You might be wondering why I have decided to tell you about the levels of self disclosure. This decision was based on the fact that one partner might be in one level of self disclosure, while the other is in another level. This will cause a lot of problems in your relationship. It is, therefore, advisable to understand the different levels of self disclosure in order to know where both of you are.

Conclusion

In conclusion, I would like to affirm the fact that barriers in interpersonal communication, self concept, non verbal cues, self disclosure and attitudes, and perceptions affect your relationship. I recommend that you should start by identifying all the barriers to interpersonal communication that are present in your relationship in order to save your relationship. This will help you improve your listening skills. I would also like to recommend that you pay close attention to your cultural differences since many people ignore cultural differences and end up unhappy. Learning to compromise with each other will also help you better your relationship. It is very important that you also help each other build self concept and self esteem. This will not only bring you closer, but it will also ensure that you know your partner better. With nothing else to add, I wish you all the best in your relationship and congratulations on your engagement.

References

Collins, S. D. (2009). Module 5: Interpersonal communication listening and responding: Listening. Mason, OH: Western Cengage Learning.

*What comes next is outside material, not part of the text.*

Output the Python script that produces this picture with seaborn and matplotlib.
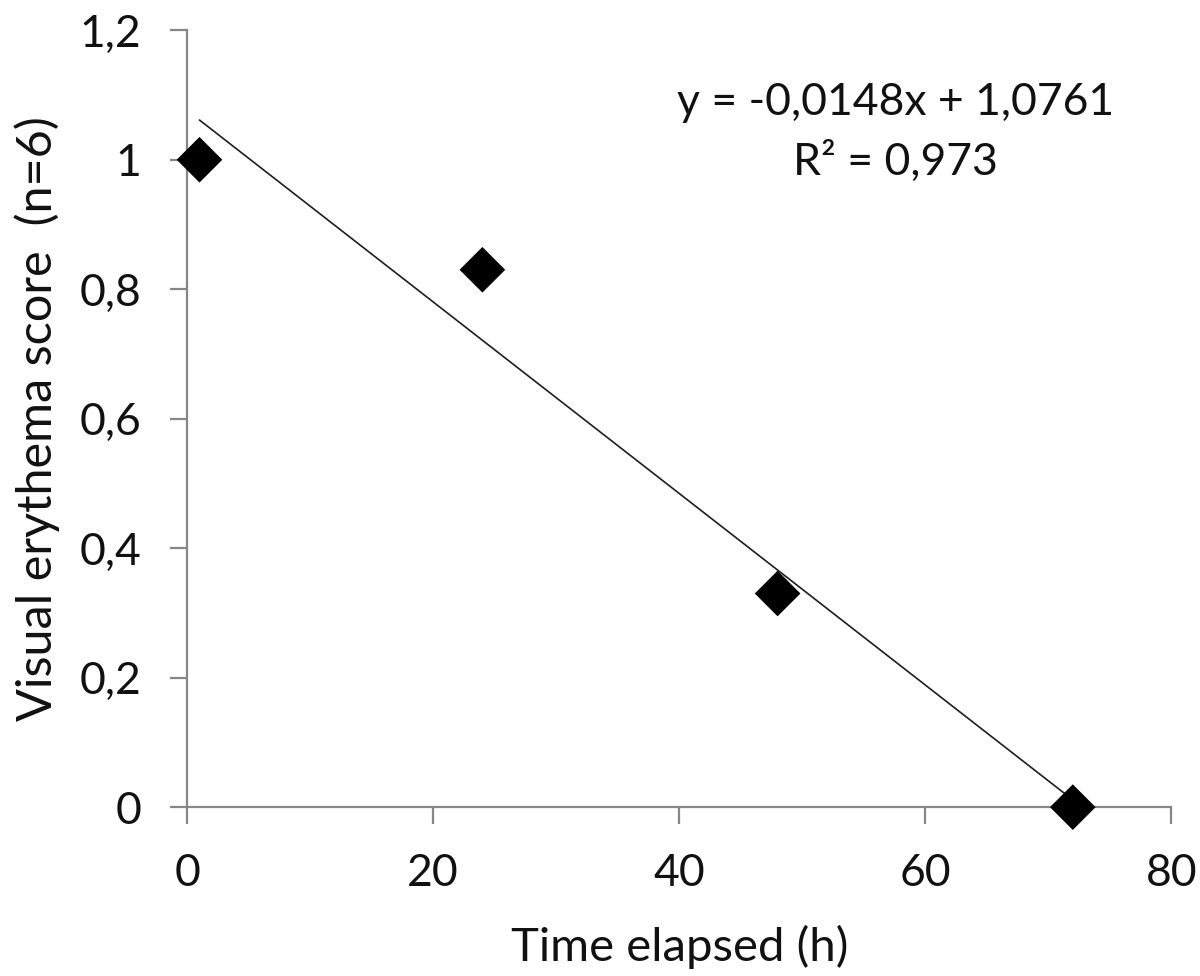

Knapp, M. L., & Daly, J. A. (2002). Handbook of interpersonal communication. Sage, CA: Sage Publications.

Manusov, V., & Harvey, J. H. (2001). Attribution, communication behavior, and close relationship. United Kingdom: Cambridge University Press.

Mayer, F. (2007). Effective interpersonal communications in a multi-cultural work environment. Germany: Grin Verlag.

West, R. & Turner, L. H. (2010). Understanding interpersonal communication: Making choices in changing times. Boston, MA: Lyn Uhl Publishers.